» **INFORMATION SHOWN**:
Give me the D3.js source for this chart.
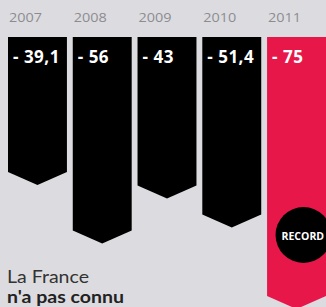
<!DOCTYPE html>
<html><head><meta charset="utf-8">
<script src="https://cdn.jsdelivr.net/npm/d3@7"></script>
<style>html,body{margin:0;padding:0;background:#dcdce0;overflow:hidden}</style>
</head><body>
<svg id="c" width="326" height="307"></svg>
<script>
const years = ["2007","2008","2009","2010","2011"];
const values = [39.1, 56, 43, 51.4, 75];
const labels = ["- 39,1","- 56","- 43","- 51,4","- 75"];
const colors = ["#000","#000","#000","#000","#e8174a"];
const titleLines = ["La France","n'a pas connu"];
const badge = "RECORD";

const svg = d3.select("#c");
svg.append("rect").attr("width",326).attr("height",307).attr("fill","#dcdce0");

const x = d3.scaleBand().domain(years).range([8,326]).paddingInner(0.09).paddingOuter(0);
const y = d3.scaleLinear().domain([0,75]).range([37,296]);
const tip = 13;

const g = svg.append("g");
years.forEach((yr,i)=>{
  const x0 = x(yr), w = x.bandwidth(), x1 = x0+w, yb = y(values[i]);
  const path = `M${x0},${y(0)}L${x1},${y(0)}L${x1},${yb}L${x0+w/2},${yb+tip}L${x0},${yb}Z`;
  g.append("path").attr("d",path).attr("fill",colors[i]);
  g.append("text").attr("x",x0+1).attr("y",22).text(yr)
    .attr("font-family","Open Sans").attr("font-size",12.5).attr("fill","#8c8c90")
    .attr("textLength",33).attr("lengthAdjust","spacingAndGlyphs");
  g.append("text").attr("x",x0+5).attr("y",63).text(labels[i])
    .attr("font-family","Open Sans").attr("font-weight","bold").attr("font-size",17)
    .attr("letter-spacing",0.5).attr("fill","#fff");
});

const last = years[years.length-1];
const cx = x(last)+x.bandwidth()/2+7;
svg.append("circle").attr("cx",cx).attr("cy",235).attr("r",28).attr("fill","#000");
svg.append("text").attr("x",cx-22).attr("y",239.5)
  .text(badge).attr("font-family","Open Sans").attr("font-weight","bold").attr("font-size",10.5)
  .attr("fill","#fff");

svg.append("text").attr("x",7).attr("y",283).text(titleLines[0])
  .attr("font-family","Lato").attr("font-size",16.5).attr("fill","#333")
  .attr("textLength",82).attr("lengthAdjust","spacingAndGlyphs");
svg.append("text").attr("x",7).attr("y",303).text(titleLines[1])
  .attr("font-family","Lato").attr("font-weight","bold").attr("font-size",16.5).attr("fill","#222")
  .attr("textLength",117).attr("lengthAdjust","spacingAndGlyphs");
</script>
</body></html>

» **WHAT IS ASKED**:
Quote the data exactly, leaving every image out of the copy.

» **REPLY TO THE EXERCISE**:
Give me the D3.js source for this chart.
<!DOCTYPE html>
<html><head><meta charset="utf-8">
<script src="https://cdn.jsdelivr.net/npm/d3@7"></script>
<style>html,body{margin:0;padding:0;background:#dcdce0;overflow:hidden}</style>
</head><body>
<svg id="c" width="326" height="307"></svg>
<script>
const years = ["2007","2008","2009","2010","2011"];
const values = [39.1, 56, 43, 51.4, 75];
const labels = ["- 39,1","- 56","- 43","- 51,4","- 75"];
const colors = ["#000","#000","#000","#000","#e8174a"];
const titleLines = ["La France","n'a pas connu"];
const badge = "RECORD";

const svg = d3.select("#c");
svg.append("rect").attr("width",326).attr("height",307).attr("fill","#dcdce0");

const x = d3.scaleBand().domain(years).range([8,326]).paddingInner(0.09).paddingOuter(0);
const y = d3.scaleLinear().domain([0,75]).range([37,296]);
const tip = 13;

const g = svg.append("g");
years.forEach((yr,i)=>{
  const x0 = x(yr), w = x.bandwidth(), x1 = x0+w, yb = y(values[i]);
  const path = `M${x0},${y(0)}L${x1},${y(0)}L${x1},${yb}L${x0+w/2},${yb+tip}L${x0},${yb}Z`;
  g.append("path").attr("d",path).attr("fill",colors[i]);
  g.append("text").attr("x",x0+1).attr("y",22).text(yr)
    .attr("font-family","Open Sans").attr("font-size",12.5).attr("fill","#8c8c90")
    .attr("textLength",33).attr("lengthAdjust","spacingAndGlyphs");
  g.append("text").attr("x",x0+5).attr("y",63).text(labels[i])
    .attr("font-family","Open Sans").attr("font-weight","bold").attr("font-size",17)
    .attr("letter-spacing",0.5).attr("fill","#fff");
});

const last = years[years.length-1];
const cx = x(last)+x.bandwidth()/2+7;
svg.append("circle").attr("cx",cx).attr("cy",235).attr("r",28).attr("fill","#000");
svg.append("text").attr("x",cx-22).attr("y",239.5)
  .text(badge).attr("font-family","Open Sans").attr("font-weight","bold").attr("font-size",10.5)
  .attr("fill","#fff");

svg.append("text").attr("x",7).attr("y",283).text(titleLines[0])
  .attr("font-family","Lato").attr("font-size",16.5).attr("fill","#333")
  .attr("textLength",82).attr("lengthAdjust","spacingAndGlyphs");
svg.append("text").attr("x",7).attr("y",303).text(titleLines[1])
  .attr("font-family","Lato").attr("font-weight","bold").attr("font-size",16.5).attr("fill","#222")
  .attr("textLength",117).attr("lengthAdjust","spacingAndGlyphs");
</script>
</body></html>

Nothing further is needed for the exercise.